‘Productivity is being able to do things that you were never able to do before,’ said Franz Kafka. That’s pretty much the same as learning. I’d like to see education and workplace learning be more aware of productivity as a worthy idea in this wider sense of the word.
Nobel Prize-winning economist Paul Krugman also said, “Productivity isn't everything, but in the long run, it is almost everything”. He has a point. Producing autonomous and productive adults is surely what we aspire to as a collective goal of a nation. A country's ability to improve its standard of living depends on its ability to raise its output per worker. Isn't that what we want from L&D?
There is a sense that we’ve lost something; people not caring, huge numbers not in employment, yet massive skills shortages. In the UK we have an economically-inactive group of 9 million working-age people. Around 1.5 million are unemployed, about 2.7 million are students (here, I’d argue, we have too many staying on for too long in HE). We have 2.3 million ‘sick’, which is shocking and 1.5 million as carers. We should be tackling this head on.
We have an education system way out of kilter with societal needs. A realignment of education to life and a living would help. The looking down upon, defunding and eradication of any vestige of vocational learning from curricula in schools and Universities has not helped. We want more houses but don’t have the skilled people to build them; green energy but have a generation who can hold placards, sit in front of traffic and throw paint at art but can’t actually do anything practical to build the green technology we need; more nurses but have turned it into a graduate profession disenfranchising working class entrants.
In workplace learning we need to stop distracting ourselves with abstractions. The 'Skills-Based Organisation' has long been an empty trope, because we have been seduced into thinking that abstract nouns like leadership (lots of spend but so little of it), culture, diversity, equality, values, inclusion, resilience etc are 'skills' or some mysterious miasma that will encourage and produce skills.

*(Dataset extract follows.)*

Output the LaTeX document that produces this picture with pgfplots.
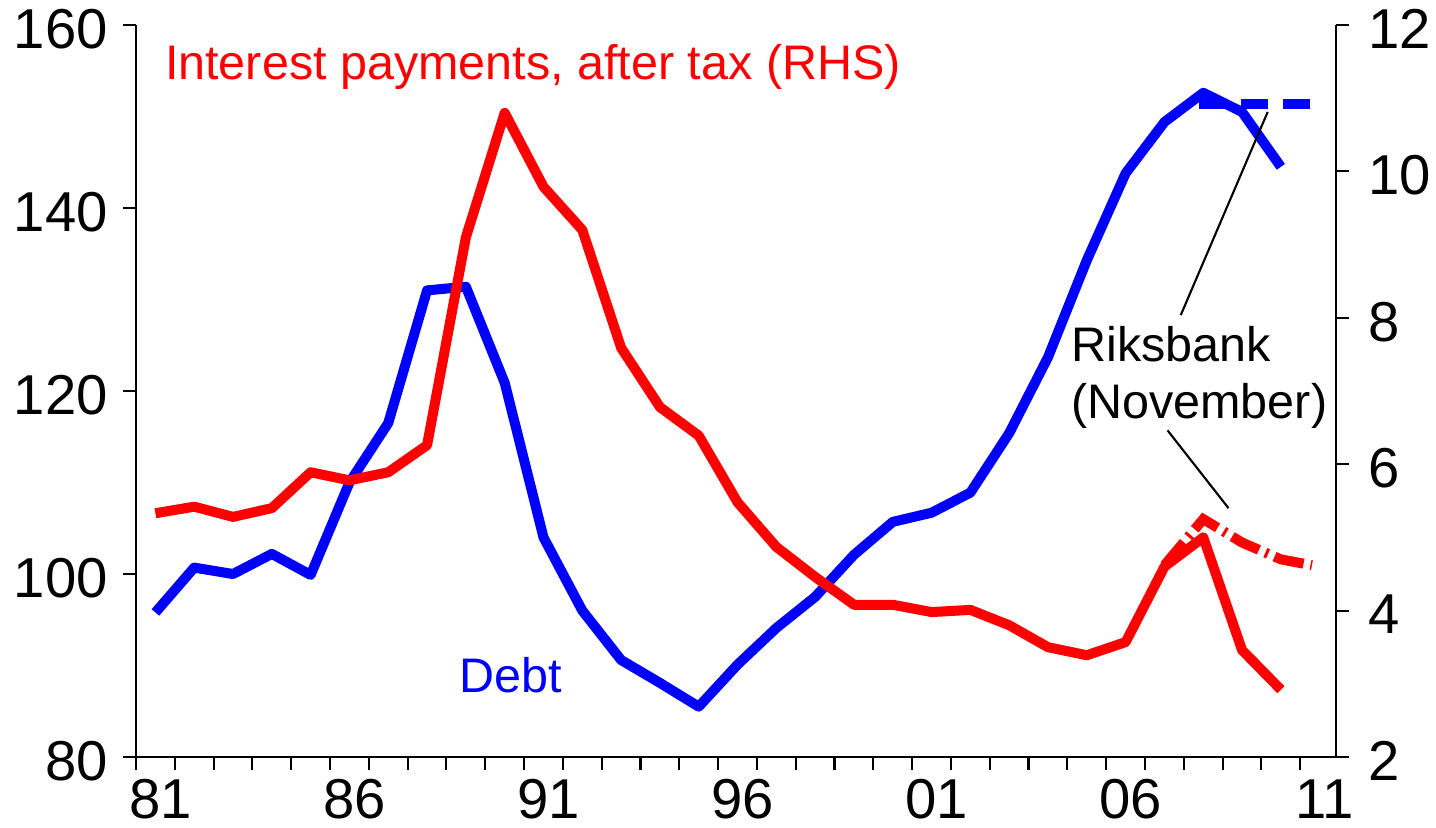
\documentclass[border=0pt]{standalone}
\usepackage{fontspec}
\setmainfont{Liberation Sans}
\usepackage{pgfplots}
\usepackage{pgfplotstable}
\pgfplotsset{compat=1.18}

\definecolor{debtblue}{RGB}{0,0,255}
\definecolor{intred}{RGB}{255,0,0}

% household debt, % of disposable income (LHS)
\pgfplotstableread{
year val
1981 95.8
1982 100.7
1983 100.0
1984 102.2
1985 99.9
1986 110.0
1987 116.5
1988 131.0
1989 131.4
1990 120.9
1991 104.0
1992 96.0
1993 90.6
1994 88.1
1995 85.5
1996 90.1
1997 94.1
1998 97.5
1999 102.1
2000 105.7
2001 106.7
2002 108.9
2003 115.4
2004 123.7
2005 134.3
2006 143.8
2007 149.4
2008 152.6
2009 150.5
2010 144.5
}\debt

% interest payments after tax (RHS)
\pgfplotstableread{
year val
1981 5.33
1982 5.42
1983 5.28
1984 5.40
1985 5.89
1986 5.78
1987 5.89
1988 6.26
1989 9.10
1990 10.80
1991 9.79
1992 9.20
1993 7.59
1994 6.78
1995 6.39
1996 5.48
1997 4.87
1998 4.46
1999 4.08
2000 4.08
2001 3.98
2002 4.01
2003 3.80
2004 3.50
2005 3.39
2006 3.57
2007 4.60
2008 5.00
2009 3.46
2010 2.92
}\interest

\begin{document}
\begin{tikzpicture}
\pgfplotsset{
  every axis/.append style={
    scale only axis, width=120mm, height=73.2mm,
    xmin=1980.5, xmax=2011.42,
    font=\fontsize{13.8}{16}\selectfont,
    tick label style={font=\fontsize{16}{19}\selectfont},
    tick align=outside,
    axis line style={-, line width=0.6pt},
    tick style={black, line width=0.6pt},
    major tick length=1.3mm,
    /pgf/number format/assume math mode=true,
  }
}
\begin{axis}[
  axis x line*=bottom, axis y line*=left,
  ymin=80, ymax=160, ytick={80,100,...,160},
  xtick={1980.5,1981.5,...,2010.5}, xticklabels={},
  extra x ticks={1981,1986,...,2011},
  extra x tick labels={81,86,91,96,01,06,11},
  extra x tick style={major tick length=0pt},
  xticklabel style={yshift=-1.0mm, xshift=0.5mm},
  yticklabel style={xshift=-0.3mm, yshift=-0.4mm},
]
\addplot[debtblue, line width=1mm, line join=round] table[x=year, y=val] {\debt};
\addplot[debtblue, line width=1mm, dash pattern=on 2.7mm off 1.5mm] coordinates {(2007.9,151.4) (2010.8,151.4)};
\node[intred, anchor=base west, inner sep=0pt] at (axis cs:1981.23,154.0) {Interest payments, after tax (RHS)};
\node[debtblue, anchor=base west, inner sep=0pt] at (axis cs:1988.81,87.0) {Debt};
\node[anchor=base west, inner sep=0pt] at (axis cs:2004.58,123.2) {Riksbank};
\node[anchor=base west, inner sep=0pt] at (axis cs:2004.58,117.05) {(November)};
\draw[line width=0.6pt] (axis cs:2007.42,128.3) -- (axis cs:2009.66,150.5);
\draw[line width=0.6pt] (axis cs:2007.08,115.7) -- (axis cs:2008.65,107.2);
\end{axis}
\begin{axis}[
  axis y line*=right, axis x line=none,
  ymin=2, ymax=12, ytick={2,4,...,12},
  yticklabel style={xshift=0.7mm, yshift=-0.4mm},
]
\addplot[intred, line width=1mm, line join=round] table[x=year, y=val] {\interest};
\addplot[intred, line width=1mm, dash pattern=on 3mm off 0.7mm on 0.3mm off 0.7mm] coordinates {(2007,4.62) (2008,5.25) (2009,4.93) (2010,4.70) (2010.8,4.62)};
\end{axis}
\pgfresetboundingbox
\useasboundingbox (-13.6mm,-7.0mm) rectangle (130mm,75.7mm);
\end{tikzpicture}
\end{document}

The very idea that skills have anything to do with text-based learning and assessment or sitting around tables scribbling on pieces of flipchart paper is laughable. A renewed focus on productivity would help but we're not much interested in actual outputs, only abstract inputs. Training so often kills productivity by distracting people from reality. People love a cosy chat with others who agree with them. But this is so often a zero-sum game - the net gain in terms of change, skills, productivity is zero. In fact it may be a negative-sum game as it takes up tons of time, costs and tends to fix people into old, fossilised behaviours, meaning absolutely nothing changes or improves.
Productivity is the ratio of output to inputs, which can be applied to people, not cruelly or mechanically but sensitively. Yet we flee from evaluation and measurement as we’re scared of what we may find. Productivity can be difficult to measure and improve but it translates into more satisfied employees a better standard of living for all and the crazy idea that your kids will be better off than you.